Task instructions:
Copy out the material below in full, but not its images.

Information shown:
* * * * * * * * *
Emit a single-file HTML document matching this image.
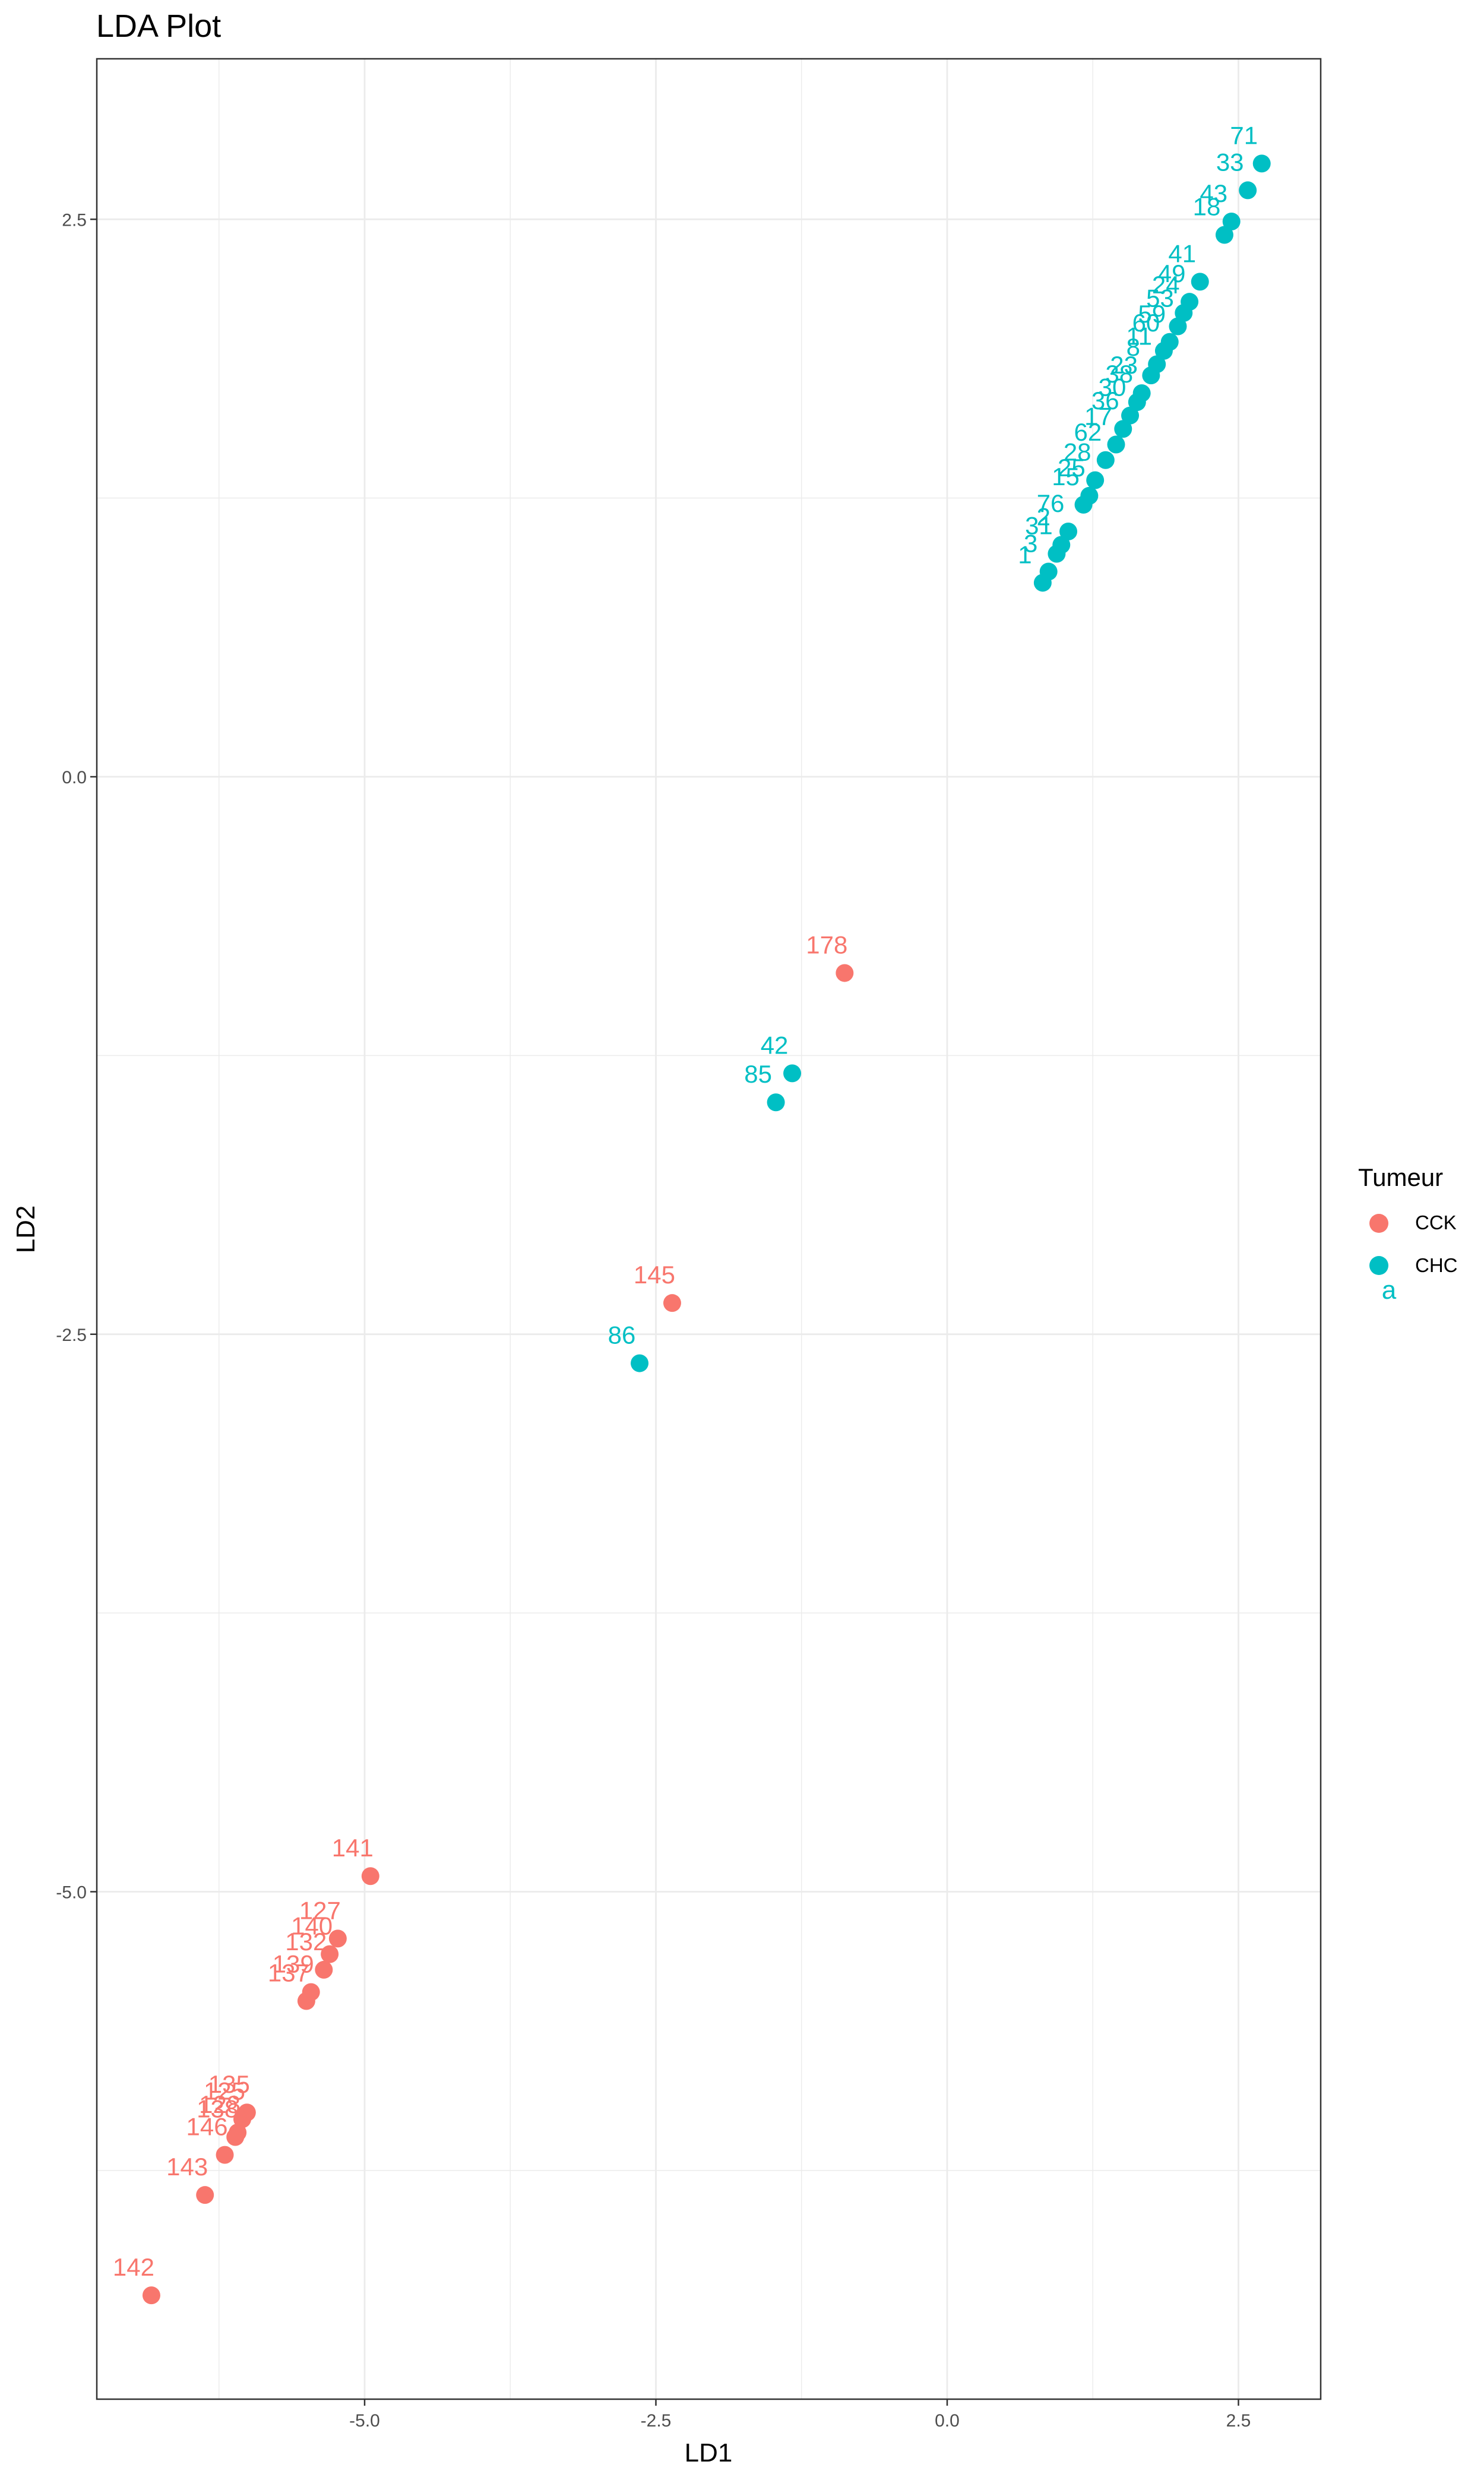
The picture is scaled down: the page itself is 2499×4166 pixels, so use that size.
<!DOCTYPE html>
<html><head><meta charset="utf-8"><style>
html,body{margin:0;padding:0;background:#fff}
svg{display:block;font-family:"Liberation Sans",Arial,sans-serif}
</style></head><body>
<svg id="chart" width="2499" height="4166" viewBox="0 0 2499 4166" xmlns="http://www.w3.org/2000/svg">
<rect x="0" y="0" width="2499" height="4166" fill="#fff"/>
<text x="162" y="62" font-size="54" fill="#000">LDA Plot</text>
<g id="grid"></g>
<g id="marks"></g>
<g id="labels"></g>
<rect x="163" y="99" width="2061" height="3941" fill="none" stroke="#333" stroke-width="2.5"/>
<g id="axes"></g>
<text x="1193" y="4145" font-size="44" text-anchor="middle" fill="#000">LD1</text>
<text transform="translate(58,2070) rotate(-90)" font-size="44" text-anchor="middle" fill="#000">LD2</text>
<g>
<text x="2287" y="1997" font-size="42" fill="#000">Tumeur</text>
<circle cx="2322" cy="2060" r="16" fill="#F8766D"/>
<text x="2383" y="2070" font-size="33" fill="#000">CCK</text>
<circle cx="2322" cy="2131" r="16" fill="#00BFC4"/>
<text x="2383" y="2142" font-size="33" fill="#000">CHC</text>
<text x="2339" y="2187" font-size="44" text-anchor="middle" fill="#00BFC4">a</text>
</g>
</svg>
<script>
const xTicks = [-5.0, -2.5, 0.0, 2.5];
const yTicks = [2.5, 0.0, -2.5, -5.0];
const xMinor = [-6.25, -3.75, -1.25, 1.25];
const yMinor = [1.25, -1.25, -3.75, -6.25];
const tickLabelsX = ["-5.0", "-2.5", "0.0", "2.5"];
const tickLabelsY = ["2.5", "0.0", "-2.5", "-5.0"];
const chcLD1 = [2.70,2.58,2.44,2.38,2.17,2.08,2.03,1.98,1.91,1.86,1.80,1.75,1.67,1.63,1.57,1.51,1.45,1.36,1.27,1.22,1.17,1.04,0.98,0.94,0.87,0.82,-1.33,-1.47,-2.64];
const chcLD2 = [2.75,2.63,2.49,2.43,2.22,2.13,2.08,2.02,1.95,1.91,1.85,1.80,1.72,1.68,1.62,1.56,1.49,1.42,1.33,1.26,1.22,1.10,1.04,1.00,0.92,0.87,-1.33,-1.46,-2.63];
const chcNames = ["71","33","43","18","41","49","24","53","59","60","11","8","23","38","30","36","17","62","28","25","15","76","2","31","3","1","42","85","86"];
const cckLD1 = [-0.88,-2.36,-4.95,-5.23,-5.30,-5.35,-5.46,-5.50,-6.01,-6.05,-6.09,-6.11,-6.20,-6.37,-6.83];
const cckLD2 = [-0.88,-2.36,-4.93,-5.21,-5.28,-5.35,-5.45,-5.49,-5.99,-6.02,-6.08,-6.10,-6.18,-6.36,-6.81];
const cckNames = ["178","145","141","127","140","132","139","137","135","125","128","138","146","143","142"];

const NS = "http://www.w3.org/2000/svg";
const X0 = 1595, XS = 196.2, Y0 = 1308, YS = 375.5;
const L = 163, R = 2224, T = 99, B = 4040;
function xs(v){ return X0 + v*XS; }
function ys(v){ return Y0 - v*YS; }
function mk(tag, attrs, parent){ const e=document.createElementNS(NS,tag); for(const k in attrs) e.setAttribute(k,attrs[k]); parent.appendChild(e); return e; }

const grid = document.getElementById('grid');
xMinor.forEach(v=>{ const l=mk('line',{x1:xs(v),x2:xs(v),y1:T,y2:B,stroke:'#ebebeb','stroke-width':1.4},grid);

 });
yMinor.forEach(v=>{ const l=mk('line',{x1:L,x2:R,y1:ys(v),y2:ys(v),stroke:'#ebebeb','stroke-width':1.4},grid);

 });
xTicks.forEach(v=>{ const l=mk('line',{x1:xs(v),x2:xs(v),y1:T,y2:B,stroke:'#ebebeb','stroke-width':2.8},grid);

 });
yTicks.forEach(v=>{ const l=mk('line',{x1:L,x2:R,y1:ys(v),y2:ys(v),stroke:'#ebebeb','stroke-width':2.8},grid);

 });

const axes = document.getElementById('axes');
xTicks.forEach((v,i)=>{
  const t=mk('line',{x1:xs(v),x2:xs(v),y1:B,y2:B+11,stroke:'#333','stroke-width':2.5},axes);
  
  
  const s=mk('text',{x:xs(v),y:B+46,'font-size':30,'text-anchor':'middle',fill:'#4d4d4d'},axes);
  s.textContent=tickLabelsX[i];
  
  
});
yTicks.forEach((v,i)=>{
  const t=mk('line',{x1:L-11,x2:L,y1:ys(v),y2:ys(v),stroke:'#333','stroke-width':2.5},axes);
  
  
  const s=mk('text',{x:L-17,y:ys(v)+11,'font-size':30,'text-anchor':'end',fill:'#4d4d4d'},axes);
  s.textContent=tickLabelsY[i];
  
  
});

const marks = document.getElementById('marks');
const labels = document.getElementById('labels');
function drawSeries(xa, ya, names, color, nm){
  xa.forEach((v,i)=>{
    const c=mk('circle',{cx:xs(v),cy:ys(ya[i]),r:15,fill:color},marks);
    
    
  });
  xa.forEach((v,i)=>{
    const t=mk('text',{x:xs(v)-30,y:ys(ya[i])-33,'font-size':42,'text-anchor':'middle',fill:color},labels);
    t.textContent=names[i];
    
    
  });
}
drawSeries(cckLD1, cckLD2, cckNames, '#F8766D', 'cck');
drawSeries(chcLD1, chcLD2, chcNames, '#00BFC4', 'chc');
</script>
</body></html>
* * * * * * * * *
Response:
Emit a single-file HTML document matching this image.
The picture is scaled down: the page itself is 2499×4166 pixels, so use that size.
<!DOCTYPE html>
<html><head><meta charset="utf-8"><style>
html,body{margin:0;padding:0;background:#fff}
svg{display:block;font-family:"Liberation Sans",Arial,sans-serif}
</style></head><body>
<svg id="chart" width="2499" height="4166" viewBox="0 0 2499 4166" xmlns="http://www.w3.org/2000/svg">
<rect x="0" y="0" width="2499" height="4166" fill="#fff"/>
<text x="162" y="62" font-size="54" fill="#000">LDA Plot</text>
<g id="grid"></g>
<g id="marks"></g>
<g id="labels"></g>
<rect x="163" y="99" width="2061" height="3941" fill="none" stroke="#333" stroke-width="2.5"/>
<g id="axes"></g>
<text x="1193" y="4145" font-size="44" text-anchor="middle" fill="#000">LD1</text>
<text transform="translate(58,2070) rotate(-90)" font-size="44" text-anchor="middle" fill="#000">LD2</text>
<g>
<text x="2287" y="1997" font-size="42" fill="#000">Tumeur</text>
<circle cx="2322" cy="2060" r="16" fill="#F8766D"/>
<text x="2383" y="2070" font-size="33" fill="#000">CCK</text>
<circle cx="2322" cy="2131" r="16" fill="#00BFC4"/>
<text x="2383" y="2142" font-size="33" fill="#000">CHC</text>
<text x="2339" y="2187" font-size="44" text-anchor="middle" fill="#00BFC4">a</text>
</g>
</svg>
<script>
const xTicks = [-5.0, -2.5, 0.0, 2.5];
const yTicks = [2.5, 0.0, -2.5, -5.0];
const xMinor = [-6.25, -3.75, -1.25, 1.25];
const yMinor = [1.25, -1.25, -3.75, -6.25];
const tickLabelsX = ["-5.0", "-2.5", "0.0", "2.5"];
const tickLabelsY = ["2.5", "0.0", "-2.5", "-5.0"];
const chcLD1 = [2.70,2.58,2.44,2.38,2.17,2.08,2.03,1.98,1.91,1.86,1.80,1.75,1.67,1.63,1.57,1.51,1.45,1.36,1.27,1.22,1.17,1.04,0.98,0.94,0.87,0.82,-1.33,-1.47,-2.64];
const chcLD2 = [2.75,2.63,2.49,2.43,2.22,2.13,2.08,2.02,1.95,1.91,1.85,1.80,1.72,1.68,1.62,1.56,1.49,1.42,1.33,1.26,1.22,1.10,1.04,1.00,0.92,0.87,-1.33,-1.46,-2.63];
const chcNames = ["71","33","43","18","41","49","24","53","59","60","11","8","23","38","30","36","17","62","28","25","15","76","2","31","3","1","42","85","86"];
const cckLD1 = [-0.88,-2.36,-4.95,-5.23,-5.30,-5.35,-5.46,-5.50,-6.01,-6.05,-6.09,-6.11,-6.20,-6.37,-6.83];
const cckLD2 = [-0.88,-2.36,-4.93,-5.21,-5.28,-5.35,-5.45,-5.49,-5.99,-6.02,-6.08,-6.10,-6.18,-6.36,-6.81];
const cckNames = ["178","145","141","127","140","132","139","137","135","125","128","138","146","143","142"];

const NS = "http://www.w3.org/2000/svg";
const X0 = 1595, XS = 196.2, Y0 = 1308, YS = 375.5;
const L = 163, R = 2224, T = 99, B = 4040;
function xs(v){ return X0 + v*XS; }
function ys(v){ return Y0 - v*YS; }
function mk(tag, attrs, parent){ const e=document.createElementNS(NS,tag); for(const k in attrs) e.setAttribute(k,attrs[k]); parent.appendChild(e); return e; }

const grid = document.getElementById('grid');
xMinor.forEach(v=>{ const l=mk('line',{x1:xs(v),x2:xs(v),y1:T,y2:B,stroke:'#ebebeb','stroke-width':1.4},grid);

 });
yMinor.forEach(v=>{ const l=mk('line',{x1:L,x2:R,y1:ys(v),y2:ys(v),stroke:'#ebebeb','stroke-width':1.4},grid);

 });
xTicks.forEach(v=>{ const l=mk('line',{x1:xs(v),x2:xs(v),y1:T,y2:B,stroke:'#ebebeb','stroke-width':2.8},grid);

 });
yTicks.forEach(v=>{ const l=mk('line',{x1:L,x2:R,y1:ys(v),y2:ys(v),stroke:'#ebebeb','stroke-width':2.8},grid);

 });

const axes = document.getElementById('axes');
xTicks.forEach((v,i)=>{
  const t=mk('line',{x1:xs(v),x2:xs(v),y1:B,y2:B+11,stroke:'#333','stroke-width':2.5},axes);
  
  
  const s=mk('text',{x:xs(v),y:B+46,'font-size':30,'text-anchor':'middle',fill:'#4d4d4d'},axes);
  s.textContent=tickLabelsX[i];
  
  
});
yTicks.forEach((v,i)=>{
  const t=mk('line',{x1:L-11,x2:L,y1:ys(v),y2:ys(v),stroke:'#333','stroke-width':2.5},axes);
  
  
  const s=mk('text',{x:L-17,y:ys(v)+11,'font-size':30,'text-anchor':'end',fill:'#4d4d4d'},axes);
  s.textContent=tickLabelsY[i];
  
  
});

const marks = document.getElementById('marks');
const labels = document.getElementById('labels');
function drawSeries(xa, ya, names, color, nm){
  xa.forEach((v,i)=>{
    const c=mk('circle',{cx:xs(v),cy:ys(ya[i]),r:15,fill:color},marks);
    
    
  });
  xa.forEach((v,i)=>{
    const t=mk('text',{x:xs(v)-30,y:ys(ya[i])-33,'font-size':42,'text-anchor':'middle',fill:color},labels);
    t.textContent=names[i];
    
    
  });
}
drawSeries(cckLD1, cckLD2, cckNames, '#F8766D', 'cck');
drawSeries(chcLD1, chcLD2, chcNames, '#00BFC4', 'chc');
</script>
</body></html>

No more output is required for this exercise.